Each element has a set of clothes. Knowing its cold out, some elements put on layers of clothing. But each element wants to have a full set of clothes on the outside so that all their colors will match. As they wander around looking to have a complete set of outer clothing, Chlorine, missing only one sock, bumps into Sodium who only has one sock so they decide to trade.

This may seem pretty basic, but it can work for any concept you are having trouble understanding. By inventing characters and likening an abstract idea to a metaphor and story you can easily relate to, complex ideas become easy. In describing my initial story you may have felt a little confused if you didn’t study chemistry. But the story I described seems almost childishly easy.

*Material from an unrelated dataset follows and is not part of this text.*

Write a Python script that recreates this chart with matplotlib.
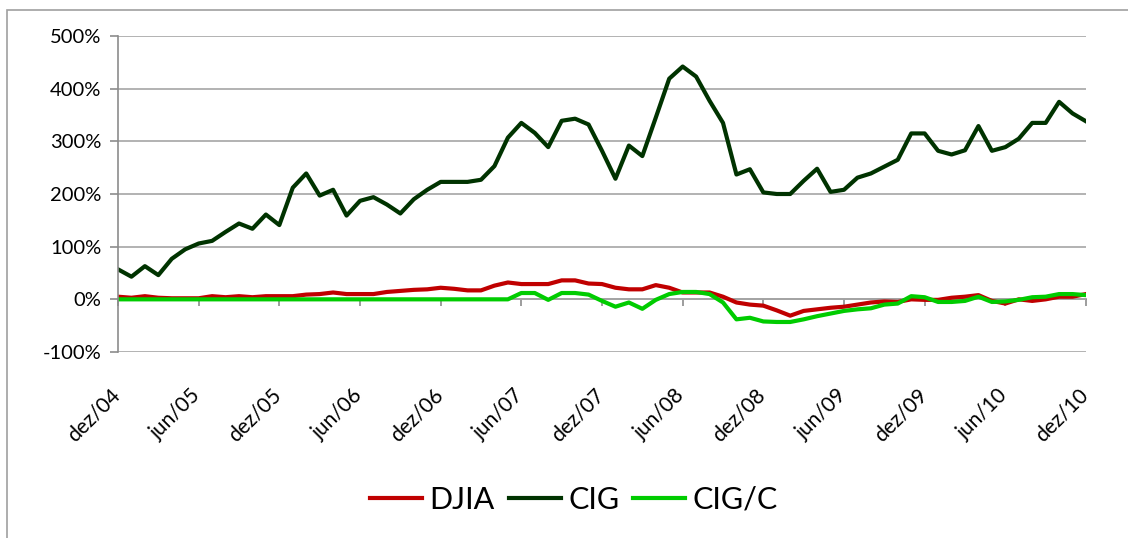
import matplotlib.pyplot as plt
import matplotlib.ticker as mticker
from matplotlib.patches import Rectangle
from matplotlib.transforms import ScaledTranslation

plt.rcParams['font.family'] = ['Lato', 'DejaVu Sans']

# monthly, dez/04 .. dez/10 (73 points), cumulative return in %
djia = [5, 3, 6, 3, 2, 2, 2, 6, 4, 6, 4, 6, 6, 6, 9, 10, 13, 10, 10, 10,
        14, 16, 18, 19, 22, 20, 17, 17, 26, 32, 29, 29, 29, 36, 36, 30, 29,
        22, 19, 19, 27, 22, 13, 13, 13, 5, -6, -10, -12, -21, -31, -22, -19,
        -16, -14, -10, -6, -4, -5, 0, -1, -1, 3, 5, 8, -3, -8, 0, -3, 0, 5, 5, 10]
cig = [57, 43, 63, 46, 77, 95, 106, 111, 128, 144, 134, 161, 141, 212, 239,
       197, 208, 159, 187, 194, 180, 163, 190, 208, 223, 223, 223, 227, 253,
       307, 335, 316, 289, 339, 343, 332, 282, 229, 292, 272, 345, 419, 442,
       423, 377, 335, 237, 247, 203, 200, 200, 225, 248, 204, 208, 231, 239,
       252, 265, 315, 315, 282, 275, 283, 329, 282, 289, 305, 335, 335, 375,
       353, 338]
cigc = [0] * 30 + [12, 12, -1, 12, 12, 9, -3, -14, -6, -18, -1, 10, 14, 14,
                   10, -6, -38, -35, -42, -43, -43, -38, -32, -27, -22, -19,
                   -17, -10, -8, 6, 4, -5, -5, -3, 5, -5, -4, -1, 4, 5, 10, 10, 8]

tick_labels = ['dez/04', 'jun/05', 'dez/05', 'jun/06', 'dez/06', 'jun/07',
               'dez/07', 'jun/08', 'dez/08', 'jun/09', 'dez/09', 'jun/10', 'dez/10']

x = list(range(len(cig)))
grey = '#8c8c8c'

fig = plt.figure(figsize=(11.28, 5.38), dpi=100)
fig.patches.append(Rectangle((7 / 1128, -0.5), 2, 1.5 - 10 / 538, transform=fig.transFigure,
                             fill=False, edgecolor='#a0a0a0', linewidth=1.2))
ax = fig.add_axes([118 / 1128, 1 - 352 / 538, (1086 - 118) / 1128, (352 - 36) / 538])

ax.plot(x, djia, color='#c00000', lw=3.0, label='DJIA', solid_joinstyle='round')
ax.plot(x, cig, color='#003300', lw=3.0, label='CIG', solid_joinstyle='round')
ax.plot(x, cigc, color='#00cc00', lw=3.0, label='CIG/C', solid_joinstyle='round')

ax.set_xlim(0, len(cig) - 1)
ax.set_ylim(-100, 500)
ax.set_yticks(range(-100, 501, 100))
ax.yaxis.set_major_formatter(mticker.FuncFormatter(lambda v, p: f'{int(v)}%'))
ax.grid(axis='y', color='#a6a6a6', lw=1.2)
ax.set_axisbelow(True)

for s in ['top', 'right', 'bottom']:
    ax.spines[s].set_visible(False)
ax.spines['left'].set_color(grey)
ax.spines['left'].set_linewidth(1.2)
ax.tick_params(axis='y', colors=grey, length=6, width=1.2, labelcolor='black',
               labelsize=14.5, pad=6)

# labels at the bottom, tick marks on the 0% line
ax.set_xticks(range(0, len(cig), 6))
ax.set_xticklabels(tick_labels, rotation=45, ha='right', va='top', rotation_mode='anchor',
                   fontsize=15)
ax.tick_params(axis='x', length=0, pad=24)
shift = ScaledTranslation(-8 / 100, 0, fig.dpi_scale_trans)
for lab in ax.get_xticklabels():
    lab.set_transform(lab.get_transform() + shift)
sec = ax.secondary_xaxis(1 / 6)
sec.set_xticks(range(0, len(cig), 6))
sec.set_xticklabels([])
sec.spines['bottom'].set_color(grey)
sec.spines['bottom'].set_linewidth(1.2)
sec.tick_params(axis='x', colors=grey, length=5, width=1.2)

fig.legend(loc='center', bbox_to_anchor=(574 / 1128, 1 - 500 / 538), ncol=3, frameon=False,
           fontsize=22, handlelength=1.7, handletextpad=0.25, columnspacing=0.45)

fig.savefig('out.png', dpi=100, facecolor='white')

Often these stories will have flaws in it. You may later learn an aspect that doesn’t quite fit into your story to help you understand. Updating your story to more accurately describe the situation can allow you a better understanding of the concept. Using relationships can be a powerful way to speed up your learning rate. Creating just one story isn’t always the best idea. Being able to quickly create multiple stories to describe the same events can give you a far greater understanding of the idea than just using one.

Stories, metaphors and analogies are a powerful way to facilitate your own rapid learning. By creating connections to something your brain already understands you can utilize its incredible power. If you are presented material in a way you can’t quite understand or remember, try using a story to help the material sink in. Use stories and metaphors and you can speed up your own learning rate.